Reverend Cotton Marcus (Patrick Fabian) is a second-generation priest and veteran exorcist being followed around by a documentary crew. He no longer believes in exorcisms, however, and merely performs the services for money to feed his family, and hopefully providing benefit to the psychological health of the supposedly afflicted. He and the doco crew head to his latest gig on a farm in Louisiana where fundamentalist/traditionalist father Louis Sweetzer (Louis Herthum) believes his 16 year-old daughter (Ashley Bell) is demonically possessed and somehow behind the slaughtering of his livestock. The Reverend treats this as any other crackpot case and goes through the motions of his schtick, rigging up sound FX and the like, and seems to do away with any demons quite easily. But when he goes back to his hotel room that night, the Reverend finds the girl in his room. He starts to suspect she’s seriously psychologically unbalanced, and her behaviour only gets more erratic and disturbing.

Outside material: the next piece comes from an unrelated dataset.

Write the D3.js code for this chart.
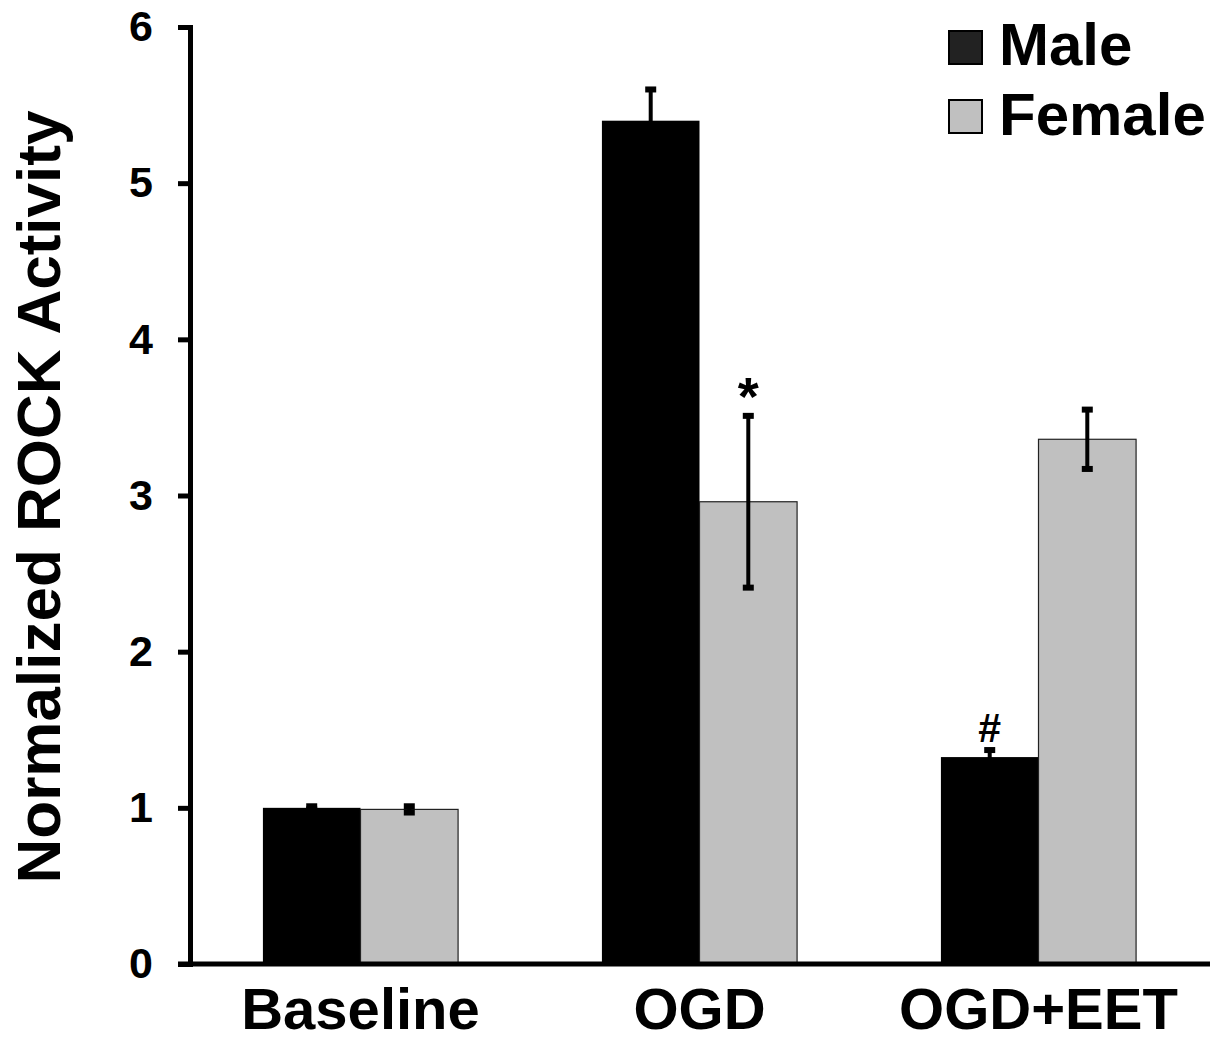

Although I have a general disdain for handheld, shake-cam style filmmaking, and putting aside the fact that the “Blair Witch Project” approach of horror filmmaking is hardly new, I decided to just judge this film solely on its merits if at all possible. For the most part I was able to do that and enjoyed this 2010 horror mockumentary from filmmaker Daniel Stamm (a German-born director in only his second film). In fact, aside from one shot towards the end, the film finds its own identity. People looking for straight-up, terror might be bored senseless pretty early on, but I was largely entertained and intrigued here from the word go.
The film convinces fairly early on, despite the “Omen”-esque subject matter, and the main character played by Patrick Fabian is especially interesting. What I found most hilarious about him is that whilst being a charlatan (albeit one who exposes other frauds), he’s also a smug SOB. At times this plays more like a black comedy than horror, kinda like “Mythbusters” by way of “Paranormal Activity”. Lead actress Ashley Bell is also excellent as the supposedly possessed girl. Quite adorable in the early going, actually. She’s totally convincing even in moments where the film itself isn’t quite on point. I hope she gets a decent career out of this film. And damn is the girl flexible (She has something called hypermobility, thus there are no FX used for her on-screen contortions).
I also liked that even though you could see that the dad might be a very bad influence (if not even worse than that) on Bell, it still didn’t explain everything. Either it is legit possession or a hoax. And if it’s a hoax, by whom? On whom? So writers Huck Botko and Andrew Gurland (who were originally going to direct until Stamm came on board) deserve credit for keeping us guessing throughout.
The film isn’t perfect. We occasionally get some annoying third person camera shots that break the faux-documentary illusion. Exterior establishing shots are cool but don’t fit the film’s M.O. The camerawork overall is mostly steady, but the zooming in and out is really excessive and unnecessary. Cinematographer Zoltan Honti should be raked over the coals for that (Is he a huge Jesus Franco fan?). And then there’s that very obvious (and outdated at this point) shot composition steal from “The Blair Witch Project” that makes an otherwise not bad conclusion (certainly better than I’d heard) something a bit lesser than it could’ve been. Full marks, though, for not ending up where I thought the film would. The idea had crossed my mind , but it wasn’t the conclusion I’d ultimately settled on. I’m not sure why people hate the ending so much as they do, it’s just one part of the ending that I didn’t like. What were you all expecting?
OVERALL SUMMARY
This isn’t anything brilliant, but it’s a perfectly enjoyable horror film, with a mockumentary style and black comedy bent. It won’t be for every horror enthusiast’s tastes, but I enjoyed it.